Ajoutée à la ruine de Zaatcha, celle de Nara porta le dernier coup aux derniers fauteurs d’insurrection dans le sud. Cette partie de la province de Constantine pouvait être considérée comme pacifiée ; tel n’était pas, tel ne devait pas être de longtemps encore, l’état de la région septentrionale, de la Grande Kabylie et de ses entours.

Dans une visite que le président de la république avait faite à la citadelle de Ham, en souvenir de sa captivité, il en avait fait sortir Bou-Maza et lui avait assigné la ville pour prison. Quand la nouvelle en fut arrivée en Algérie, il n’en fallut pas davantage pour exciter l’imagination des Arabes et pour provoquer l’apparition d’un Bou-Maza. Le faux chérif, qui se faisait appeler Mohammed-ben-Abdallah, comme le véritable, apparut, au mois de juillet 1849, dans le Djurdjura, escorté par de nombreux Zouaoua que lui avait amenés l’irréconciliable Si-Djoudi. Au mois de septembre, l’agitation avait débordé par-dessus la montagne et s’était répandue dans la vallée de l’Oued-Sahel.
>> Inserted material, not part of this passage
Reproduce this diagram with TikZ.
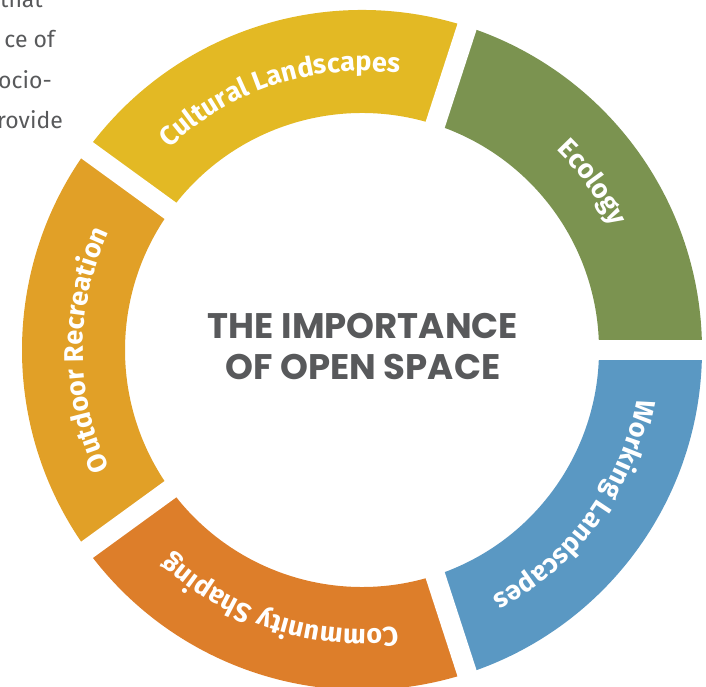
\documentclass[tikz,border=0pt]{standalone}
\usepackage{fontspec}
\setmainfont{Fira Sans}
\newfontfamily\titlefont{Poppins}
\usetikzlibrary{decorations.text}
\definecolor{cultc}{HTML}{E3B924}
\definecolor{ecoc}{HTML}{7B9350}
\definecolor{workc}{HTML}{5A98C3}
\definecolor{commc}{HTML}{DD7E2A}
\definecolor{outc}{HTML}{E1A027}
\definecolor{greytext}{HTML}{58595B}
\tikzset{
  seglabel/.style={decorate, decoration={text along path, text align=center, text color=white,
    text={|\bfseries\fontsize{27}{32}\selectfont|#1}}},
  bodytext/.style={anchor=base east, inner sep=0pt, text=greytext, font=\fontsize{23}{28}\selectfont},
  titletext/.style={anchor=base, inner sep=0pt, text=greytext, font=\titlefont\bfseries\fontsize{35.5}{40}\selectfont},
  gap/.style={white, line width=20pt}
}
\begin{document}
\begin{tikzpicture}[x=1pt,y=1pt]
\useasboundingbox (-362,-337) rectangle (344,350);
\clip (-362,-337) rectangle (344,350);
% ring segments
\fill[ecoc]  (0:340) arc[start angle=0,end angle=72,radius=340] -- (72:237) arc[start angle=72,end angle=0,radius=237] -- cycle;
\fill[cultc] (72:340) arc[start angle=72,end angle=144,radius=340] -- (144:237) arc[start angle=144,end angle=72,radius=237] -- cycle;
\fill[outc]  (144:340) arc[start angle=144,end angle=216,radius=340] -- (216:237) arc[start angle=216,end angle=144,radius=237] -- cycle;
\fill[commc] (216:340) arc[start angle=216,end angle=288,radius=340] -- (288:237) arc[start angle=288,end angle=216,radius=237] -- cycle;
\fill[workc] (288:340) arc[start angle=288,end angle=360,radius=340] -- (360:237) arc[start angle=360,end angle=288,radius=237] -- cycle;
% gaps
\foreach \a in {0,72,144,216,288} \draw[gap] (0,0) -- (\a:370);
% curved labels
\path[seglabel={Cultural Landscapes}] (142:279) arc[start angle=142,end angle=74,radius=279];
\path[seglabel={Ecology}] (70:279) arc[start angle=70,end angle=2,radius=279];
\path[seglabel={Working Landscapes}] (358:279) arc[start angle=358,end angle=290,radius=279];
\path[seglabel={Community Shaping}] (286:279) arc[start angle=286,end angle=218,radius=279];
\path[seglabel={Outdoor Recreation}] (214:279) arc[start angle=214,end angle=146,radius=279];
% title
\node[titletext] (title1) at (1,11) {THE IMPORTANCE};
\node[titletext] (title2) at (1,-30) {OF OPEN SPACE};
% clipped paragraph at top left
\node[bodytext] (p1) at (-319,342) {that};
\node[bodytext] (p2) at (-307,302) {ce of};
\node[bodytext] (p3) at (-310,261) {ocio-};
\node[bodytext] (p4) at (-299,221) {rovide};
\end{tikzpicture}
\end{document}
À cause de l’insurrection de Zaatcha, le commandant du poste d’Aumale, dégarni de troupes françaises, n’avait pu diriger vers la région troublée qu’un goum de trois cents chevaux, mais il avait mis à sa tête un officier d’une énergie peu commune, le sous-lieutenant Beauprêtre. Le 2 octobre, celui-ci, sans tenir compte de la supériorité numérique de l’ennemi, lança son goum à l’attaque ; en dépit de ses objurgations et de ses imprécations, le faux chérif fut tué par un cavalier arabe, tout ému et frémissant de sa propre audace. Étonné de ce coup de vigueur, Si-Djoudi rentra encore une fois dans la montagne, et, fait plus remarquable encore, à l’autre extrémité de la Kabylie, les frères Ben-Azzeddine en reçurent une telle impression qu’ils vinrent humblement apporter à Constantine la soumission définitive du Zouagha.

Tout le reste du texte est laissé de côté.